*Collection entries*
-----

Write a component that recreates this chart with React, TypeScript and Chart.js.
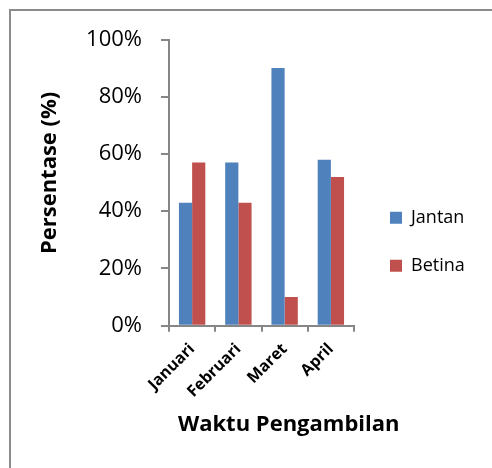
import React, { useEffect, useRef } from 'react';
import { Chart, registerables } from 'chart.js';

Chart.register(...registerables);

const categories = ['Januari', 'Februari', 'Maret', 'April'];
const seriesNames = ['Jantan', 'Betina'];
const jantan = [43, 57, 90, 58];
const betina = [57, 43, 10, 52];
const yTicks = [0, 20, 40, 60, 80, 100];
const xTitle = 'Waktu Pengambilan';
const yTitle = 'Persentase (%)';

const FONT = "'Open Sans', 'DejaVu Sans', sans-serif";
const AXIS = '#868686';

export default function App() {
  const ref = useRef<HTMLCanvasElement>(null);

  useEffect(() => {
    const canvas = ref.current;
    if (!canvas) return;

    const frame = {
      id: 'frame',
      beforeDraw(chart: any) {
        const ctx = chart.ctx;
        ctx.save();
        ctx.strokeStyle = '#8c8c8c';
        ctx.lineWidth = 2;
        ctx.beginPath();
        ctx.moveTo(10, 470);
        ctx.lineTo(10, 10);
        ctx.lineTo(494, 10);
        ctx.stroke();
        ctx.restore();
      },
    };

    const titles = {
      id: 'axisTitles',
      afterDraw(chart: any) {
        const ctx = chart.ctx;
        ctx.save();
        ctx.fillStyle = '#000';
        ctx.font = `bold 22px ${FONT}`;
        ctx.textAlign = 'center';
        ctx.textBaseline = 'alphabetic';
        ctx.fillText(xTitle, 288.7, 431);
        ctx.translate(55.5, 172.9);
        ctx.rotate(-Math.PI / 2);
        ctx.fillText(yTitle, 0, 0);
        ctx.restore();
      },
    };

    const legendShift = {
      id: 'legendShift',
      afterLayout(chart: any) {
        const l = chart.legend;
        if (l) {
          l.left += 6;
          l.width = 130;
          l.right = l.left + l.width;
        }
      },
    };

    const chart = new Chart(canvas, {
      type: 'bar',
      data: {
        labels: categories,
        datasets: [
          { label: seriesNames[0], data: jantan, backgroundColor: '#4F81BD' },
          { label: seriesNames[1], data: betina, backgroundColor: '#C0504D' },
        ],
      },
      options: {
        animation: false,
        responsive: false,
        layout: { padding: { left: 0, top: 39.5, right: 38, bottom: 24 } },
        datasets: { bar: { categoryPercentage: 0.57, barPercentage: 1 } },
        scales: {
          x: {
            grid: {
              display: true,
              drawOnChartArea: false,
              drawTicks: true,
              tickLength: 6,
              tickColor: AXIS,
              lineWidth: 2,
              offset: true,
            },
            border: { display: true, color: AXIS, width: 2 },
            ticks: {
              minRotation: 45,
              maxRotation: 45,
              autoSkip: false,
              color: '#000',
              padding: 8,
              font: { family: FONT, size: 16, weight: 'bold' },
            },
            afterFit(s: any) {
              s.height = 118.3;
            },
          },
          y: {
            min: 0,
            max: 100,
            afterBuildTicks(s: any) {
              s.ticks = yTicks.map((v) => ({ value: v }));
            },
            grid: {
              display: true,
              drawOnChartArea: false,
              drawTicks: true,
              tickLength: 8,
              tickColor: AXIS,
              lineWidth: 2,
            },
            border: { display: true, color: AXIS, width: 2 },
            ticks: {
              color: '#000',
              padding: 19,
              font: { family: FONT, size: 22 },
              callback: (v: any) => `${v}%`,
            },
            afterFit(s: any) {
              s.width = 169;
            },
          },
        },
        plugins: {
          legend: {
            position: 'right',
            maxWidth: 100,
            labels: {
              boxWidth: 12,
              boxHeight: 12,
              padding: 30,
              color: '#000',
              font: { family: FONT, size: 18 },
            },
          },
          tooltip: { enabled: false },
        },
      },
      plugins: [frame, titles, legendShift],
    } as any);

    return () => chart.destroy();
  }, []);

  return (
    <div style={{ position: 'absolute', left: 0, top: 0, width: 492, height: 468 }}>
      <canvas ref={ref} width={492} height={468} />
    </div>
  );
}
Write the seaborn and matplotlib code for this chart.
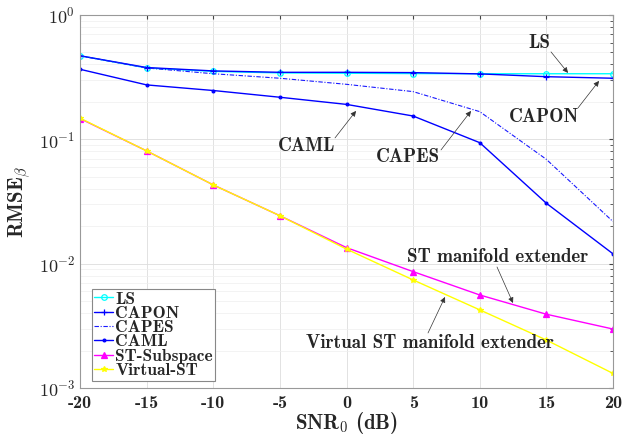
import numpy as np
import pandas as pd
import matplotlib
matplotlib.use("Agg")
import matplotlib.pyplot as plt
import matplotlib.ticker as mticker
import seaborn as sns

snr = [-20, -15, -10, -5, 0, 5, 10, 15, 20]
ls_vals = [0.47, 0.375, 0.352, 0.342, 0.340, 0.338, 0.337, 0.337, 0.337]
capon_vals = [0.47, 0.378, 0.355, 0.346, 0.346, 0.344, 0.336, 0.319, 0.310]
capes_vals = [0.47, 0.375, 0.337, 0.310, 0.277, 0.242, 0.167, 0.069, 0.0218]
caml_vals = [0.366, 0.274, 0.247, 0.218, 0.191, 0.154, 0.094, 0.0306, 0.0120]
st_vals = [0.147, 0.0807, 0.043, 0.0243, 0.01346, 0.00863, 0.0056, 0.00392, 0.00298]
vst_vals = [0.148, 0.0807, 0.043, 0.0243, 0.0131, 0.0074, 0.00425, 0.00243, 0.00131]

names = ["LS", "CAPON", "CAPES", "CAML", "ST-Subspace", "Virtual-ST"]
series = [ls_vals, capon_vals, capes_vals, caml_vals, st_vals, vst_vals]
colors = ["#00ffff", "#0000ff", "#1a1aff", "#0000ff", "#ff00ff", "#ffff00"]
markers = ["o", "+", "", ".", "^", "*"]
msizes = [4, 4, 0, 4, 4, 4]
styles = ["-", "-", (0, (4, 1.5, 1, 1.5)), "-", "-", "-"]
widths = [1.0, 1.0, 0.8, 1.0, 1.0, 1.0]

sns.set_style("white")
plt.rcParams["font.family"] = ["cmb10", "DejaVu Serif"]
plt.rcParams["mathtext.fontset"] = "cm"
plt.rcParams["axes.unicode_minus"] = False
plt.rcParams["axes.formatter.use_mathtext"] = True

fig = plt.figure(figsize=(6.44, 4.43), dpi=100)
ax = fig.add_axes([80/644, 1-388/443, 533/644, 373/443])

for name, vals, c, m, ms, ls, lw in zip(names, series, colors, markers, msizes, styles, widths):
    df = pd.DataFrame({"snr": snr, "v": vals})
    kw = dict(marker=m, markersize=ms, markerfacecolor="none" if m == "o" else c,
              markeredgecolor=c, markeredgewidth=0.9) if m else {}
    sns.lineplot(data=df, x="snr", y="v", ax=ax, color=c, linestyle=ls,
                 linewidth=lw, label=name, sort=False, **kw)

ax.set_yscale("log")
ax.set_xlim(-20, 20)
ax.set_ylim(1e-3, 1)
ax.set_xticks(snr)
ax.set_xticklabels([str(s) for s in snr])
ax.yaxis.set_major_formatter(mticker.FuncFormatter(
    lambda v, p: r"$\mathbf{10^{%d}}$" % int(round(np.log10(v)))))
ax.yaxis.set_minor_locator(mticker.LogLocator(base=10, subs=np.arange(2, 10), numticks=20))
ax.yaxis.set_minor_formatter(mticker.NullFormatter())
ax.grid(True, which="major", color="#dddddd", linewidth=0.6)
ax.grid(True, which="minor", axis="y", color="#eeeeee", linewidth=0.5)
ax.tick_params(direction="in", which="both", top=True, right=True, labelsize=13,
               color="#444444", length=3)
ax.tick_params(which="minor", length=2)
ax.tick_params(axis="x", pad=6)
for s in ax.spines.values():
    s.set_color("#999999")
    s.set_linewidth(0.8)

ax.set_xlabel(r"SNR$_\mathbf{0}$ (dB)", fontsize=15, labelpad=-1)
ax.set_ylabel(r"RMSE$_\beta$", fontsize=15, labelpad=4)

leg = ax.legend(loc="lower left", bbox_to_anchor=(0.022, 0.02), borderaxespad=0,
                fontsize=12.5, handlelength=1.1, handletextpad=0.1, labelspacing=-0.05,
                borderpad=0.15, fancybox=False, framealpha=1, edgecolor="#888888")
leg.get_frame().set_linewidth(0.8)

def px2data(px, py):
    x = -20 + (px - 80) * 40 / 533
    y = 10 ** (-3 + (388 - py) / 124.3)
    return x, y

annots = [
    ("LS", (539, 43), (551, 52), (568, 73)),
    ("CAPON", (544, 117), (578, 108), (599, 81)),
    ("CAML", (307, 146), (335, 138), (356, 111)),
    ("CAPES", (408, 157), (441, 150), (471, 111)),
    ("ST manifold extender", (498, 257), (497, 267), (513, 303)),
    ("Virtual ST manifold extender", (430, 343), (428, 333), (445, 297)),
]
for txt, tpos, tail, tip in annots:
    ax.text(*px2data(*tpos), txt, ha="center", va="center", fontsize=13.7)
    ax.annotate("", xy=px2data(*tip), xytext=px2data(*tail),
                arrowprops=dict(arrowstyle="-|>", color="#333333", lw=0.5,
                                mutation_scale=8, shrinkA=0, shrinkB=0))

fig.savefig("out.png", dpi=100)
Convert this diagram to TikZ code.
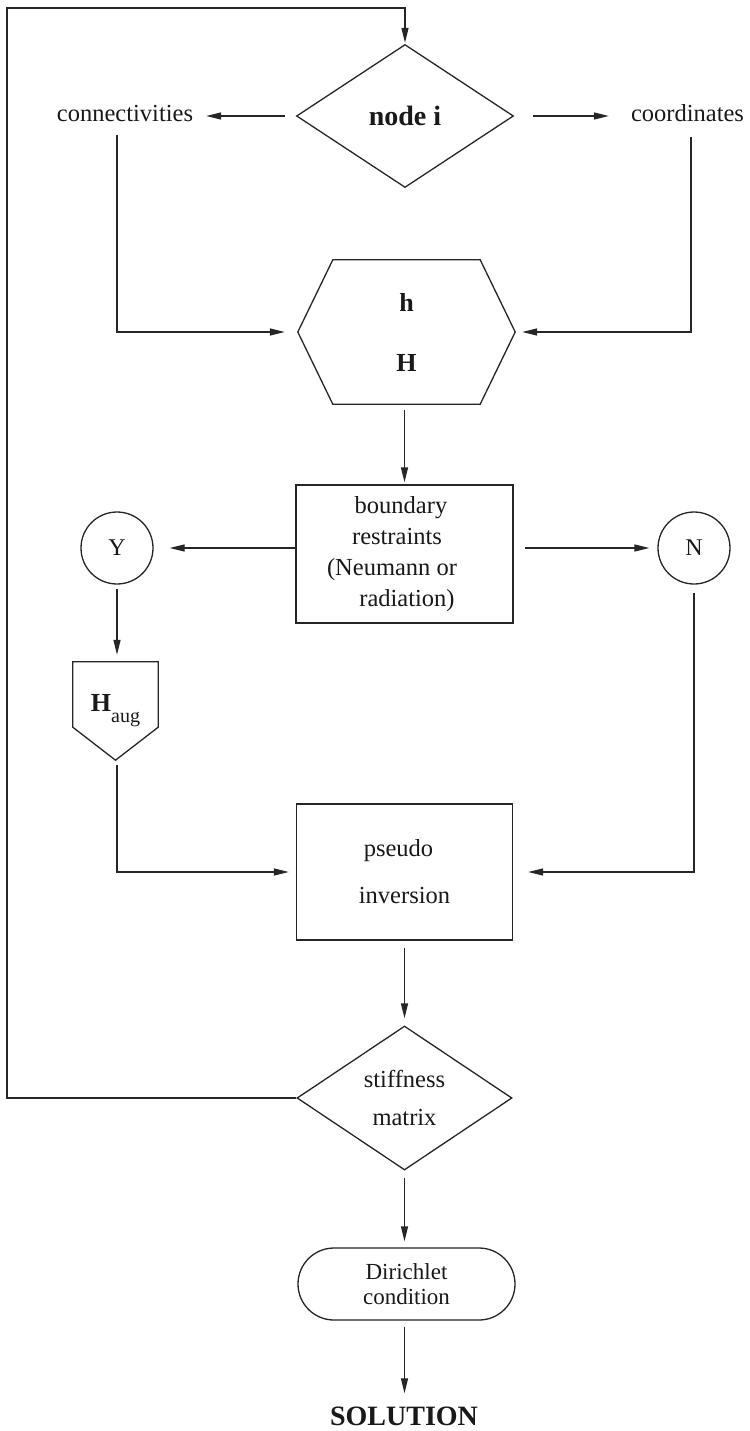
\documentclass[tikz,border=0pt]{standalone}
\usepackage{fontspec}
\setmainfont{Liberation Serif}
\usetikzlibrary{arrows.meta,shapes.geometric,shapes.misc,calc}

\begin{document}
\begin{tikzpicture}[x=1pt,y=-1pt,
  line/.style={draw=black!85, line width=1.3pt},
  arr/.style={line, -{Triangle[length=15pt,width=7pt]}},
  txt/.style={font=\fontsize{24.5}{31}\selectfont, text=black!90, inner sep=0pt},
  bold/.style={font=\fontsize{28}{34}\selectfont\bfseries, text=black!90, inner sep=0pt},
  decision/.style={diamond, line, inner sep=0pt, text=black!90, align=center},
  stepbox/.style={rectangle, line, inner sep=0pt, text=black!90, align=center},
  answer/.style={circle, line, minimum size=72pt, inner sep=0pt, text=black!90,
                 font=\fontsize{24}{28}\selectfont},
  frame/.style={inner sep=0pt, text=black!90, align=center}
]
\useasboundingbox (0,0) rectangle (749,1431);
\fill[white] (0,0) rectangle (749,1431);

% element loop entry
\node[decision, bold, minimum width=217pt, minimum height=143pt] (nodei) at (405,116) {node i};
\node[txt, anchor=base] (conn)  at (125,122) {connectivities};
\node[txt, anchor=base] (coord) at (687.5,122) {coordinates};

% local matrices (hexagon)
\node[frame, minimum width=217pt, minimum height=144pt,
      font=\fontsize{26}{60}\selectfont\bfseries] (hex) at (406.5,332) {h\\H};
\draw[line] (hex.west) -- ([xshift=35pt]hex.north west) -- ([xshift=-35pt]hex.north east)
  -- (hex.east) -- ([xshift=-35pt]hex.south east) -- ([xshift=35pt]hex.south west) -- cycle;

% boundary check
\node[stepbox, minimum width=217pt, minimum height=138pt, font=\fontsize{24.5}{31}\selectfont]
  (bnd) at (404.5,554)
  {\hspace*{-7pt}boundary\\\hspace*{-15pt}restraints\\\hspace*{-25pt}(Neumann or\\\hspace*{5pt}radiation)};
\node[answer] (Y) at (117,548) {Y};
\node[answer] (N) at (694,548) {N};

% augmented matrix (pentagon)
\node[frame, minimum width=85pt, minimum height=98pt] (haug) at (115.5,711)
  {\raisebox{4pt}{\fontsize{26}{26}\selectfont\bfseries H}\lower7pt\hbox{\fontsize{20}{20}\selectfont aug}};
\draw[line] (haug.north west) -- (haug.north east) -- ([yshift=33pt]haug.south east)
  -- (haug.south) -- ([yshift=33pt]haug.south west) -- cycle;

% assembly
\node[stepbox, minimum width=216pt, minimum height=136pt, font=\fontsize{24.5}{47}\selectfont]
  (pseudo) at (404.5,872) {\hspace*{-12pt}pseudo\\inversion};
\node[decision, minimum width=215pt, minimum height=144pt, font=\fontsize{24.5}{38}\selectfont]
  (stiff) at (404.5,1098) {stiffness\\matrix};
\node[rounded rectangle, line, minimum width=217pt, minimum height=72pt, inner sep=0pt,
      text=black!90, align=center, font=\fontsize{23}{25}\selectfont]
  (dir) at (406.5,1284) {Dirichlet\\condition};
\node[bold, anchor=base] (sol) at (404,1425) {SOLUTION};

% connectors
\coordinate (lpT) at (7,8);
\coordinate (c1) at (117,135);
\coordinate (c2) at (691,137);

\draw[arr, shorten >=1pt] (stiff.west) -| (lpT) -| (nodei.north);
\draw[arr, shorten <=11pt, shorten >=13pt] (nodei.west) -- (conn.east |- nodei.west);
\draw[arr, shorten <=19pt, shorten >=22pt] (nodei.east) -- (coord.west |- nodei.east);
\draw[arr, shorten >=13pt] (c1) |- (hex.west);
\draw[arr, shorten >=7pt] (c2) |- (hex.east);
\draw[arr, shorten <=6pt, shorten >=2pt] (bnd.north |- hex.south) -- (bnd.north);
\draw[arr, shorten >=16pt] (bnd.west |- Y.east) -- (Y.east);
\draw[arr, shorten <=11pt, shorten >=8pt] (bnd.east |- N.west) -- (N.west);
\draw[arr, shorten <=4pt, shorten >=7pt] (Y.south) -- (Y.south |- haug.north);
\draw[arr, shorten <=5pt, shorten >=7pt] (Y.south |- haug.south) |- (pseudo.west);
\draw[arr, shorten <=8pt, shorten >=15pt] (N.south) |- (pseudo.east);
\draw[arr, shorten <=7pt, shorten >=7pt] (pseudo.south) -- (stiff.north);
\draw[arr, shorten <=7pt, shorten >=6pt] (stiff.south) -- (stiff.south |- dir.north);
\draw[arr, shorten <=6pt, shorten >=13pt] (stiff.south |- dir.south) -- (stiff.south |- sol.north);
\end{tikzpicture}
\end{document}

-----

*TASK*
Only a number is needed: how many lines of the material above contain "Write"?

*EXERCISE RESULT*
2